Z.Brzezinski de, Amerikan kültüründe baştan çıkarıcı bolluğun getirdiği zaafların altını çizmiştir5. Gulag Takımadaları’nın yazarı ünlü Rus romancı Solzhenitsyn, “İsteklerimizin sınırsız büyümesine izin verdik, şimdi de onları nereye yönelteceğimiz konusunda kararsızız. Ticari şirketler yardımıyla yeni ve daha yeni istekler oluşturulmakta, bunların bazıları da son derece yapay şeyler olmaktadır; biz de kitle halinde onların peşinden koşmakta, fakat hiçbir tatmin bulamamaktayız. Asla da bulamayacağız… Hayır, tüm umutların bilime, teknolojiye, ekonomik büyümeye bağlanması mümkün değildir. Teknolojik uygarlığın zaferi aynı zamanda içimize bir manevi güvencesizlik tohumu da ekmiştir. Onun armağanları bizi hem zenginleştirmekte hem de kendimize köle etmektedir. Her şey çıkarlarla ilgilidir – çıkarlarımızı ihmal edemeyiz her şey maddesel varlıklar uğrunadır; ama içimizden bir ses de bize, saf, yüce, kırılgan bir şeyi kaybettiğimizi fısıldamaktadır. Amacı göremez olmuş durumdayız”6 diyerek herkesi uyarmakta; “isteklerimizi sınırlama günü gelmiştir ve durum acildir… eğer arzu ve taleplerimizi kesin olarak sınırlamayı öğrenmezsek, çıkarlarımızın manevi ölçütlere boyun eğmesini sağlayamazsak, biz insanlar, yine insan doğasının en kötü yönlerinin sivri dişleri arasında yok olup gideceğiz”7 demektedir.

Solzhenitsyn burada açık bir biçimde tüketim toplumunun insanı köleleştiren tuzaklarına düşmemek için “öz-sınırlama”nın lüzumunu vurgulamakta; maddiyatı biraz geri plana atıp maneviyata yönelmenin önemine işaret etmektedir.
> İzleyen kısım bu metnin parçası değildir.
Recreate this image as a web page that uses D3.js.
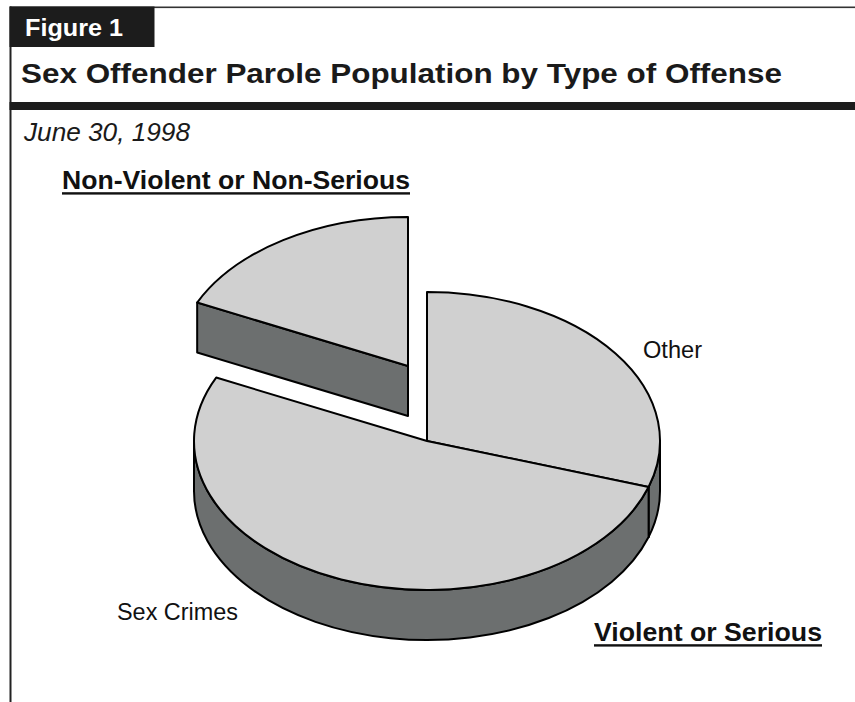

Nitekim modern dünyada aşırı maddeci tüketim kültürünün neden olduğu manevi boşluğun yol açtığı ruhî arayışlar, Budizm gibi Uzakdoğu dinlerine ve mistik felsefelere duyulan ilginin yükselişi bununla bağlantılıdır.

Aynı şekilde ülkemizde de artan maddiyatçılığın maneviyat arayışını tetiklediği dikkat çekmektedir. Her arayış bir ihtiyacın, bir özlemin ifadesidir. Yirmi birinci yüzyılda dünyamızın büyük bir buhranın içinde olduğu ve araçsal aklın endüstriyel üretimiyle bu buhranın aşılamayacağı açık biçimde görülmektedir. Bilimin Tanrı’yı kovamadığı, gerçek İlâh’tan uzaklaşıldığında sahte mabutların sahneye çıktığı ve insanlığı felâketlere sürükledikleri bir gerçek. ‘Uzman’ların yönettiği bu dünyada  elektriğin aydınlatamadığı bir dünyaya, ruhun dünyasına ışık tuttukları için ‘aziz’lere de ihtiyaç duyulmaktadır. Nitekim başta Amerika olmak üzere dünyanın birçok yerinde ve ülkemizde tasavvufun sembol isimlerinden Mevlânâ Celâleddin-i Rûmî’ye giderek artan ilgi bu yönelişin bir göstergesi olarak düşünülebilir.

Bir örnek olmak üzere ifade ettiğimiz bu yaklaşımdan anlaşılacağı üzere sosyoloji, mevcut durumun eleştirisi üzerinden genelde ruhî ve mistik yönelimlere, özelde tasavvufa kapı aralayabilmektedir.